SOURCE MATERIAL:
━━━

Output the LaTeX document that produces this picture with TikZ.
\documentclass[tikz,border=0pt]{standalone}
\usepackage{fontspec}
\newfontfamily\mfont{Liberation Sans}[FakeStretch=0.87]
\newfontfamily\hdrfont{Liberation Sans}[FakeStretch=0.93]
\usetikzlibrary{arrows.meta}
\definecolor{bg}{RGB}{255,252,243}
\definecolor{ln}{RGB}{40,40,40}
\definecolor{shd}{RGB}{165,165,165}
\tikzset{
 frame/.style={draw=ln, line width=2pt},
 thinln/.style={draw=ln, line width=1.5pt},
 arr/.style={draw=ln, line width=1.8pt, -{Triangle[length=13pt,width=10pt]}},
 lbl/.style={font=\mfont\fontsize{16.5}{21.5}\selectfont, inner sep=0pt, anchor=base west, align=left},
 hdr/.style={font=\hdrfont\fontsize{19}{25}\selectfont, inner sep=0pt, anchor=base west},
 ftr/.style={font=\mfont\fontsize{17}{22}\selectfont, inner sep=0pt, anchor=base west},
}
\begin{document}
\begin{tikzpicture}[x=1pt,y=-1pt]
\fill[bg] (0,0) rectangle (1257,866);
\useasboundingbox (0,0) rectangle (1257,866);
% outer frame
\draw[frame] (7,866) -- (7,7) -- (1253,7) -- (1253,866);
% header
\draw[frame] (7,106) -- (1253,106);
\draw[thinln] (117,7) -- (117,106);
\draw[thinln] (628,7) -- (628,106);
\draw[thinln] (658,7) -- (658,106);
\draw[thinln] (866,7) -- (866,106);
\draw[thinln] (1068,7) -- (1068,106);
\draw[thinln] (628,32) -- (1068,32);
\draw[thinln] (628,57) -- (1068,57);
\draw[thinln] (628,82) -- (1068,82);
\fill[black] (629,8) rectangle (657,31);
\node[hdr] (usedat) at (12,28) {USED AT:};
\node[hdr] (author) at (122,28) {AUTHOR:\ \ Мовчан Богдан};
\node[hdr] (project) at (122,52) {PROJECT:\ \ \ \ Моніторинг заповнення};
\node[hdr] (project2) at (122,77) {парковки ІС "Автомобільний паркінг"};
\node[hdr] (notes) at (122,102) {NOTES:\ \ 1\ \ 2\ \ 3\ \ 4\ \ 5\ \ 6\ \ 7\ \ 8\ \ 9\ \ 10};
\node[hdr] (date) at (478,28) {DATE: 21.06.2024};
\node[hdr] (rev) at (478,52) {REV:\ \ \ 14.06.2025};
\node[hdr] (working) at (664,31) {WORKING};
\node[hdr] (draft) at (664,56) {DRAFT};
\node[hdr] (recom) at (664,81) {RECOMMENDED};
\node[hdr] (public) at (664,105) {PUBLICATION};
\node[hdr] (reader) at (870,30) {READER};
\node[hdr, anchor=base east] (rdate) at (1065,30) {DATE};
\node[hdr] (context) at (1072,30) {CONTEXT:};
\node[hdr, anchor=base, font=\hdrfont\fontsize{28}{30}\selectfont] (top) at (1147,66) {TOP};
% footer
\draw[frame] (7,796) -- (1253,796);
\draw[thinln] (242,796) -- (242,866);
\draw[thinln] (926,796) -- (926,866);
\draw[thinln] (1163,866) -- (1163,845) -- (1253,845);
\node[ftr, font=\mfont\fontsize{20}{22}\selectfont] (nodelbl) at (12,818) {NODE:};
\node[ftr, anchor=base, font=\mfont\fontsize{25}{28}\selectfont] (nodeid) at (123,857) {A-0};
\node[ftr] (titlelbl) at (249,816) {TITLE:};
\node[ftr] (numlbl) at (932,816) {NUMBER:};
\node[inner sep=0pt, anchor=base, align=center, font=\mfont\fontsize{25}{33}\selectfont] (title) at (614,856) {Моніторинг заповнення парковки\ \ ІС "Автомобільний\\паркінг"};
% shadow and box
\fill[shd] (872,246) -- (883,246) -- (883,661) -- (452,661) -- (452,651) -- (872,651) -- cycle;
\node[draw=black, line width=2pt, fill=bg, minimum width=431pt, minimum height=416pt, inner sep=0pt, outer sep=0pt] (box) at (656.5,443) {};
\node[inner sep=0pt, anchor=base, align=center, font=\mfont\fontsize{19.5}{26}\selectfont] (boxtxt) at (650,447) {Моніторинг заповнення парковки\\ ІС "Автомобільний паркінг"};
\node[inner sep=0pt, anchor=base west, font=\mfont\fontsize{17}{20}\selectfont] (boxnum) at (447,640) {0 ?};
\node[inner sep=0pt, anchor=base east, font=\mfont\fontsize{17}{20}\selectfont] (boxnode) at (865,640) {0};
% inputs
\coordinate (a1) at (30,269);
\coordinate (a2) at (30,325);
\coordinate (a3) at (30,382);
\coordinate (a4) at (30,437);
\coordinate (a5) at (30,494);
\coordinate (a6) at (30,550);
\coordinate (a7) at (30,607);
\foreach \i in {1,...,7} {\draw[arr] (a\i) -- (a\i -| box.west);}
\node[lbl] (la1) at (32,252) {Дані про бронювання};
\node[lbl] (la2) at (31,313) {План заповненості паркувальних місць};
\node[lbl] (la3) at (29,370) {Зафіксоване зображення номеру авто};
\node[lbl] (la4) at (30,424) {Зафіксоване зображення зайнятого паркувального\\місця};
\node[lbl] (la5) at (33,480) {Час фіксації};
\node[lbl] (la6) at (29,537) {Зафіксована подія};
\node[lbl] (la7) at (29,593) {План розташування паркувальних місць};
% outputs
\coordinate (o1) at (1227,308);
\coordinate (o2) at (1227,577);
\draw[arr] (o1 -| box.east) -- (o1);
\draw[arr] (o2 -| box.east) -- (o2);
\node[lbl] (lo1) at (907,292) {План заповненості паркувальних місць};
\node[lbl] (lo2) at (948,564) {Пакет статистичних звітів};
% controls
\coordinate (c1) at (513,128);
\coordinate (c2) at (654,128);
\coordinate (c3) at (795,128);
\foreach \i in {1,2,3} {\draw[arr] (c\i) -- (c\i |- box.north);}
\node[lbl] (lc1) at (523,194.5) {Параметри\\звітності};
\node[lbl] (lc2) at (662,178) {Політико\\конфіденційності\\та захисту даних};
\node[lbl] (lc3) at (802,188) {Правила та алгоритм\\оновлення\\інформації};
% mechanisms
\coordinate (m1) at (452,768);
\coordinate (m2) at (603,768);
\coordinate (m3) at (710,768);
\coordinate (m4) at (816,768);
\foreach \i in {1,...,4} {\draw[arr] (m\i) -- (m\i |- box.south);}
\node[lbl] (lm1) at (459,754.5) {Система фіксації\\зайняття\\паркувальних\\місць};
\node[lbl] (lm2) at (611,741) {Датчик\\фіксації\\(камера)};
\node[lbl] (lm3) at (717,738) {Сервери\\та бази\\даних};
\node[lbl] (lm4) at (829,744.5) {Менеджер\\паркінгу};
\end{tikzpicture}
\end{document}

━━━

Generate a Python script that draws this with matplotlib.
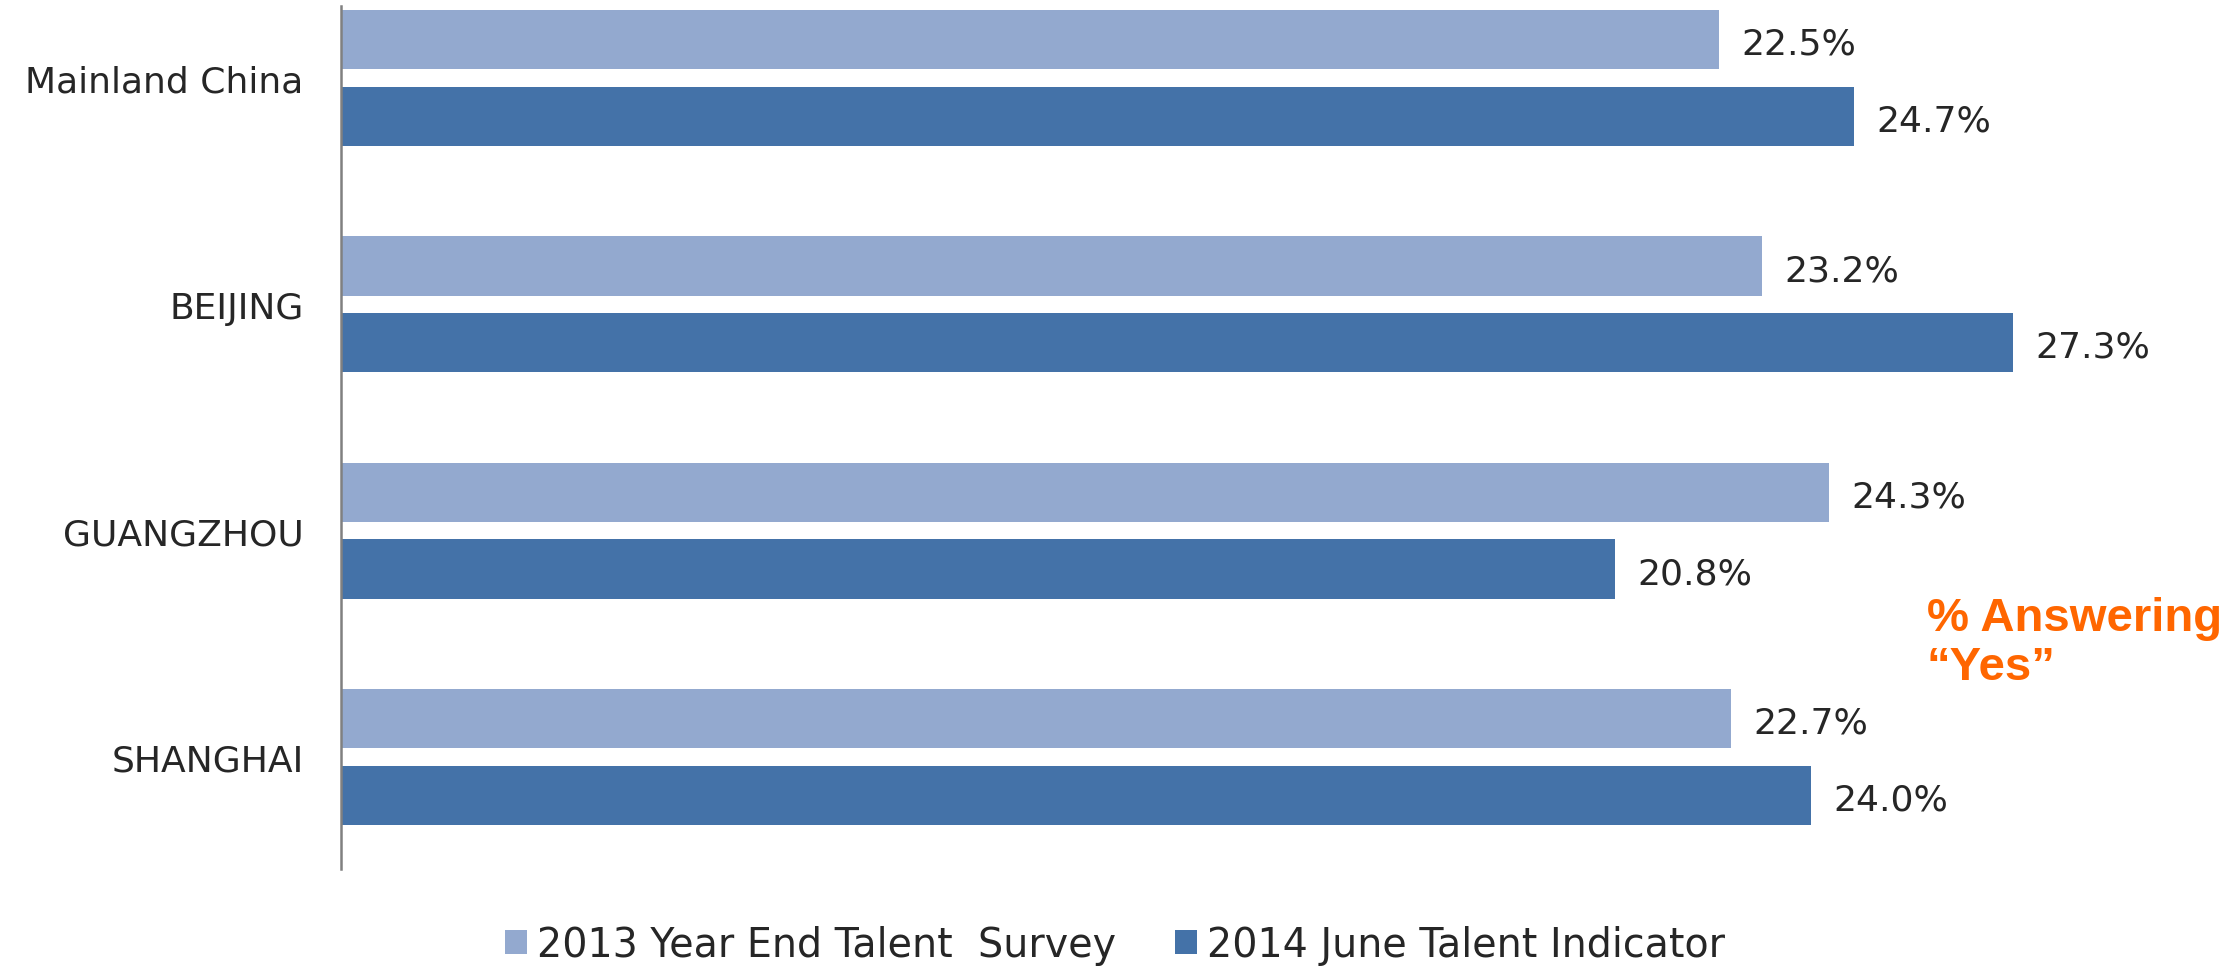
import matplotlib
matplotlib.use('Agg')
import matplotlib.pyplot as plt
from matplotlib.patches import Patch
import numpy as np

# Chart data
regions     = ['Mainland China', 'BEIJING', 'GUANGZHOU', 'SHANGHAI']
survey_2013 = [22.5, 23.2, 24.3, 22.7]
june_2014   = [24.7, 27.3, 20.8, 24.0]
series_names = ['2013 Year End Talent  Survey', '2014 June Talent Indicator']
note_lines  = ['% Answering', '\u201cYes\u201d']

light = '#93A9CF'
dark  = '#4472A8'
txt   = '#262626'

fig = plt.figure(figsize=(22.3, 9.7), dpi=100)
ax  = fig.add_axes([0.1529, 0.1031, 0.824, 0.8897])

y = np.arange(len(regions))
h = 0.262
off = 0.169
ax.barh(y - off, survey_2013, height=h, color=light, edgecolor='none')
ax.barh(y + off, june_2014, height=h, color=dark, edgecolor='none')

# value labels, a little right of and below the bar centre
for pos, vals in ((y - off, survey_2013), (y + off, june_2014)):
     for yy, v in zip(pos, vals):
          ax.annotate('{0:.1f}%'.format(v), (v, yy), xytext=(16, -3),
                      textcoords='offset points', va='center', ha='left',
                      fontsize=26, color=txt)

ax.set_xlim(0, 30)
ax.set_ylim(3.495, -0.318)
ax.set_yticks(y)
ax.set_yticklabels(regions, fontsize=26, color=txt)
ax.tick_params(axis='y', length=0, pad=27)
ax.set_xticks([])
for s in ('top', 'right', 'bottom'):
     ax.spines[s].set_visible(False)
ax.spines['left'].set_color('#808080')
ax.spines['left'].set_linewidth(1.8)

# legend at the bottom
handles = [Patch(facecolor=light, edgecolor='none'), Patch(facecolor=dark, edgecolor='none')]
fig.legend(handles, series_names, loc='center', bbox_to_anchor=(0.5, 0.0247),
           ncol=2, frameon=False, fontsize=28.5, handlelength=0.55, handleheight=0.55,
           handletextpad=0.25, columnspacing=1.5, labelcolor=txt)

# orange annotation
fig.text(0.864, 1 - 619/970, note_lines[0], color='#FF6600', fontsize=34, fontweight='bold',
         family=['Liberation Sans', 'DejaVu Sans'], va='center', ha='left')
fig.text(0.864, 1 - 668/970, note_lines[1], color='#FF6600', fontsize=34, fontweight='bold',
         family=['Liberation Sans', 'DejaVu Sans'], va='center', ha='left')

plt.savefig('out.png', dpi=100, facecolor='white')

━━━

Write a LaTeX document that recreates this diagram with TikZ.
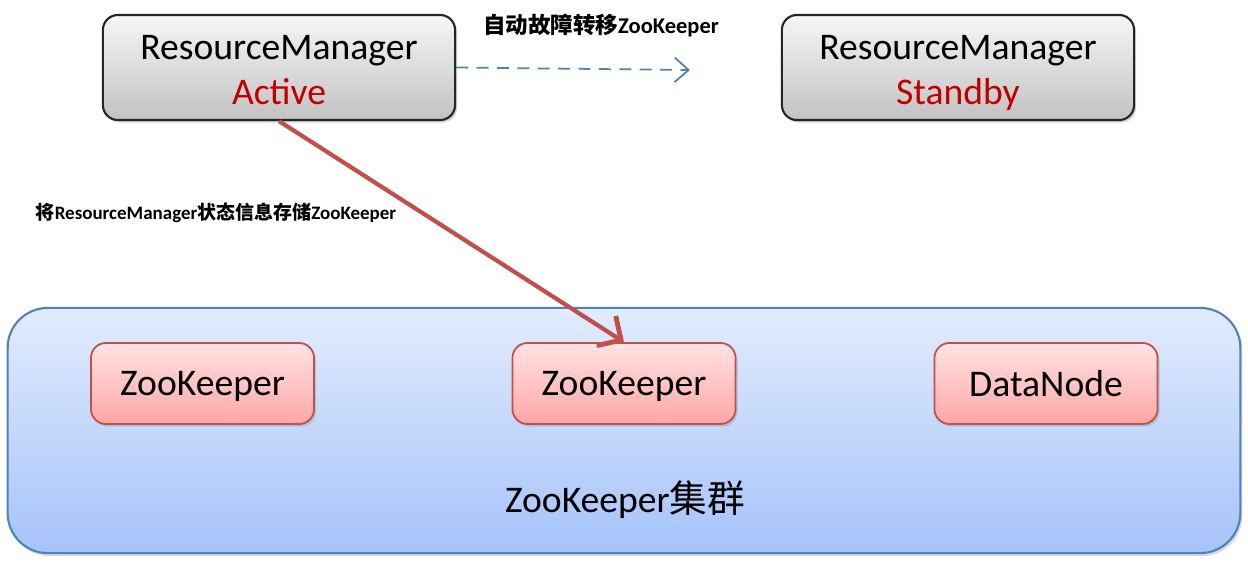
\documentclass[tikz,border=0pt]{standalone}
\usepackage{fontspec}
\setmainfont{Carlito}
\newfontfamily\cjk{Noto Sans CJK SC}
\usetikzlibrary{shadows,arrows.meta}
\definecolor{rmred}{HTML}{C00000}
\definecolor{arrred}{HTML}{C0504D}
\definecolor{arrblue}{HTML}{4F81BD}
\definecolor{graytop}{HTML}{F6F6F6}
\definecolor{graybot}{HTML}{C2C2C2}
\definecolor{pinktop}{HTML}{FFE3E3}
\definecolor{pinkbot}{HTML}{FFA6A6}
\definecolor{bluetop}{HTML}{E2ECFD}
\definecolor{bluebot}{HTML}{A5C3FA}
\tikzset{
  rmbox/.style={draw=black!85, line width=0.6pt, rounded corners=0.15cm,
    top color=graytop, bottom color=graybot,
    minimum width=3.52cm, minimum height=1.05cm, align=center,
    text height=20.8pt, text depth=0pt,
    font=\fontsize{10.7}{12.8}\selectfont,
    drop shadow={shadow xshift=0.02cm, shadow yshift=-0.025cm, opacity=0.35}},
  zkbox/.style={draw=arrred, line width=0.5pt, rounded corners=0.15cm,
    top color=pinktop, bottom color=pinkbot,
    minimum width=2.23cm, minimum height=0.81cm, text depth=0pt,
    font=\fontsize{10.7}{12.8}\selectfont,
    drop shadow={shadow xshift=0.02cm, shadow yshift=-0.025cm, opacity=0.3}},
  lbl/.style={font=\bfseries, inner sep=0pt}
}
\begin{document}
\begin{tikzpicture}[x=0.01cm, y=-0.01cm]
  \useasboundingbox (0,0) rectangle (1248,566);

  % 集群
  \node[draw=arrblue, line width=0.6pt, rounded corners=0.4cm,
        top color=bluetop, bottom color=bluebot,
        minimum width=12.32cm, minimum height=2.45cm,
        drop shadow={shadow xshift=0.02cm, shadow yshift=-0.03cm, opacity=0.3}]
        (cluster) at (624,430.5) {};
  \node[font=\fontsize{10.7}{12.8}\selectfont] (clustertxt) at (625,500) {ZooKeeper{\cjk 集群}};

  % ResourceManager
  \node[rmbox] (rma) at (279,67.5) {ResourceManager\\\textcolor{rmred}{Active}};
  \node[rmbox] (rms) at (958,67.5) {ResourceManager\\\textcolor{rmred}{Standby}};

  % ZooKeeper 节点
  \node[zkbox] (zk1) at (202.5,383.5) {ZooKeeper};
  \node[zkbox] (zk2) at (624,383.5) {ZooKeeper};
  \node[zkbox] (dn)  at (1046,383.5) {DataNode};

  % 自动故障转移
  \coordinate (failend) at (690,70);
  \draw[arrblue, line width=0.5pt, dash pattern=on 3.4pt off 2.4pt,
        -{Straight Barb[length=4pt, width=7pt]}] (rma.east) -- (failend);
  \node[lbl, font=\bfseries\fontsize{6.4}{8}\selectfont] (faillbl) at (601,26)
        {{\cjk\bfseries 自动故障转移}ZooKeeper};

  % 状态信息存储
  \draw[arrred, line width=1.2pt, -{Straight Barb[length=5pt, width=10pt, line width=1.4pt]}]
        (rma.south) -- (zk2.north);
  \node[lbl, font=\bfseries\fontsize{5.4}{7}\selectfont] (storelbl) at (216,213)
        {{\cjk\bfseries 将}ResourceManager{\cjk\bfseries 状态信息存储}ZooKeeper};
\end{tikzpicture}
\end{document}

━━━

SHORT EXERCISE: Leave out the pictures, and copy only the lines from the one holding "Generate a Python" through the one holding "ax.spines['left'].set_linewidth(1.8)", exactly as written.

PROBLEM SOLUTION:
Generate a Python script that draws this with matplotlib.
import matplotlib
matplotlib.use('Agg')
import matplotlib.pyplot as plt
from matplotlib.patches import Patch
import numpy as np

# Chart data
regions     = ['Mainland China', 'BEIJING', 'GUANGZHOU', 'SHANGHAI']
survey_2013 = [22.5, 23.2, 24.3, 22.7]
june_2014   = [24.7, 27.3, 20.8, 24.0]
series_names = ['2013 Year End Talent  Survey', '2014 June Talent Indicator']
note_lines  = ['% Answering', '\u201cYes\u201d']

light = '#93A9CF'
dark  = '#4472A8'
txt   = '#262626'

fig = plt.figure(figsize=(22.3, 9.7), dpi=100)
ax  = fig.add_axes([0.1529, 0.1031, 0.824, 0.8897])

y = np.arange(len(regions))
h = 0.262
off = 0.169
ax.barh(y - off, survey_2013, height=h, color=light, edgecolor='none')
ax.barh(y + off, june_2014, height=h, color=dark, edgecolor='none')

# value labels, a little right of and below the bar centre
for pos, vals in ((y - off, survey_2013), (y + off, june_2014)):
     for yy, v in zip(pos, vals):
          ax.annotate('{0:.1f}%'.format(v), (v, yy), xytext=(16, -3),
                      textcoords='offset points', va='center', ha='left',
                      fontsize=26, color=txt)

ax.set_xlim(0, 30)
ax.set_ylim(3.495, -0.318)
ax.set_yticks(y)
ax.set_yticklabels(regions, fontsize=26, color=txt)
ax.tick_params(axis='y', length=0, pad=27)
ax.set_xticks([])
for s in ('top', 'right', 'bottom'):
     ax.spines[s].set_visible(False)
ax.spines['left'].set_color('#808080')
ax.spines['left'].set_linewidth(1.8)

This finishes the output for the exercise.